El constante incremento en la llegada de turistas que experimenta desde hace años empieza a ahogar a Oporto, transformada en un parque temático en el que la gastronomía y los comercios históricos están al servicio del selfi.
Un paseo por el centro basta para comprender la magnitud del cambio, que hace que se acumulen los autobuses turísticos en su avenida principal, pasto de restaurantes que prometen la afamada francesinha, el plato estrella de Oporto, por menos de doce euros; el doble de lo que cuesta en los barrios populares.

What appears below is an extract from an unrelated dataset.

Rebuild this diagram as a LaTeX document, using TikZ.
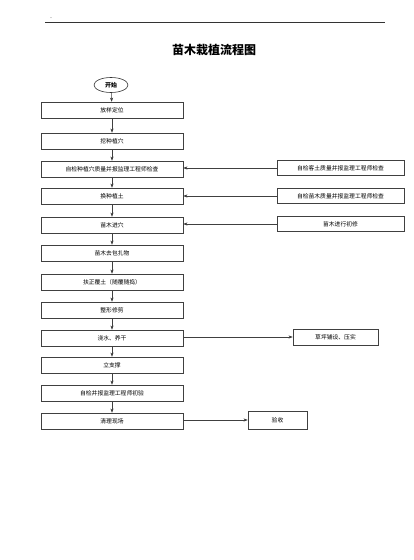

En las mesas, comensales a todas luces extranjeros, parapetados con voluminosas cámaras de fotos o palos selfi para inmortalizar el sandwich o su paso por los otros imprescindibles de la ciudad: la Ribeira, con sus apretadas fachadas de colores, o la librería Lello, cada día con filas de media hora de espera.
“Aquí hace unos años no se encontraba prácticamente nadie en la ciudad, y ahora hay un mundo de personas. Basta ir ahí, a la librería Lello, y ve una fila de 100 metros para visitar la tienda”, admite a Efe Jaime Freitas, residente en Oporto desde que nació hace 71 años.
Freitas asume que el turismo es “la gran fuente de ingresos de la ciudad”, aunque a un precio que a veces se le antoja demasiado elevado.
“Ha tenido un lado negativo, que es expulsar a las personas que viven en la ciudad, expulsarlas de casa para hacer hostales y residencias ligadas al turismo”, dice, en alusión a la explosión del Airbnb en el centro portuense, el incremento de los alquileres y la salida de muchos residentes a la periferia.
Solo durante 2018, los alquileres se encarecieron un 20 % en Oporto; aquí la renta mensual por un apartamento de una habitación en el centro ronda los 800 euros, doscientos euros superior al salario mínimo luso e inasumible para la mayoría de la población.
La situación ha generado movimientos de protesta, mientras las autoridades locales, que niegan que haya una burbuja inmobiliaria, acaban de anunciar un proyecto de hasta 400 viviendas “de renta accesible para la clase media” y residencias universitarias que tratan de paliar el principal agobio de los ciudadanos.
No es lo único que ha cambiado en Oporto en los últimos años, donde el pequeño comercio, alma de esta ciudad de 214.000 habitantes, también empieza a perder sus piedras angulares.
El último caso es el del célebre “Café Progresso”, que presumía de ser el “café más antiguo de Oporto” y que acaba de pasar a manos del afamado chef luso José Avillez, con estrellas Michelín, quien lo reabrirá con una potente remodelación y bajo el nombre de “Cafeína Downtown”.
Los vecinos no se hacen ilusiones: será el enésimo “gastrobar”, pronostican.
“La gastronomía característica de la ciudad ha sido un poco adulterada”, apunta Freitas, quien dice que ahora solo ve comer “francesinhas de mala calidad, con la salsa de mala calidad, y patatas fritas y hamburguesas”.
Pero al margen de los residentes, otros portugueses valoran el impresionante aumento del turismo, que hace que anualmente visiten Oporto más de 1,6 millones de personas.
“Hay mucha cosa que está cambiando. Aún están los paseos estropeados, los parques también están siendo reformados. Está cambiando, lentamente, pero para mejor”, considera Isabel, residente en la cercana ciudad de Braga, que suele pasear los fines de semana por Oporto.
A su lado, una fila espera para probar las delicias locales; casi nada parece escapar de las colas, ni las atracciones turísticas ni los más “tradicionales” restaurantes de la ciudad, tampoco los puentes que cruzan a la otra orilla, donde se ubican las fábricas del dulce vino de Porto.
El atasco gigante en el que se ha convertido la ciudad solo encuentra, de hecho, una excepción: el Hard Rock Café, aparente local emblema del turista que no renuncia a la hamburguesa y que, irónicamente, tiene su entrada siempre vacía.